Consciemment, je sais que je suis en train de parler d’habitations. Mais puisque la distinction objet/personne n’a pas de sens pour mon inconscient, et que je dois chercher à voir dans ces éléments des personnes, je vais parler de ces habitations comme des personnes.

Il y a donc quelqu’un (la maisonnette) de beaucoup plus petit que les personnes qui l’entourent (les immeubles). Quelqu’un de plus petit et d’entouré par des personnes plus grandes, dans une famille, est en général un enfant. Cet enfant pourrait être moi. Si la maisonnette c’est moi, mon inconscient doit voir dans les immeubles qui l’entourent sont mes parents.

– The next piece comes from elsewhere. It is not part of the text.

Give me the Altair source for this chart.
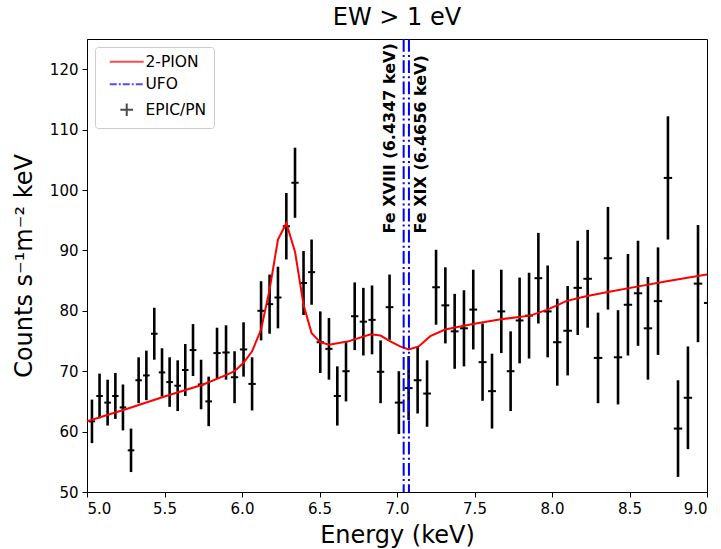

Puisque la simple vision de ces habitions m’émeut, c’est que l’agression est résumée dans ce spectacle. Il y a donc quelque chose que mon inconscient est en train de voir dans cette scène qui a du sens pour lui, et qui témoigne d’une agression.

D’où pourrait venir l’agression ici ? Pour le savoir, il me suffit de voir ce que mon émotion me dit.

Je suis un enfant entouré de trois personnes qui sont beaucoup plus grandes que moi, qui me bouchent la vue. Nous sommes tous réunis dans un même espace, mais ils prennent beaucoup plus de place que moi, et nous ne sommes clairement pas du même monde, nous ne sommes pas pareils. Ils m’entourent, et on pourrait penser qu’ils me protègent, mais comment pourraient-ils me protéger, puisque nous sommes si différents ? Par ailleurs, s’ils sont beaucoup plus importants que moi, ils ne peuvent manifestement pas vouloir me protéger, puisque je n’ai aucune importance pour eux. Et surtout, leur présence m’empêche toute « perspective », puisque mon univers se limite, est limité, à leur présence.

Cet exemple est relativement banal, et encore une fois il n’est pas très significatif. Mais il vient de m’apprendre quelque chose sur ce dont souffre mon inconscient et, plus important peut-être, il vient de me donner l’occasion d’apprendre à mon inconscient que je l’ai compris.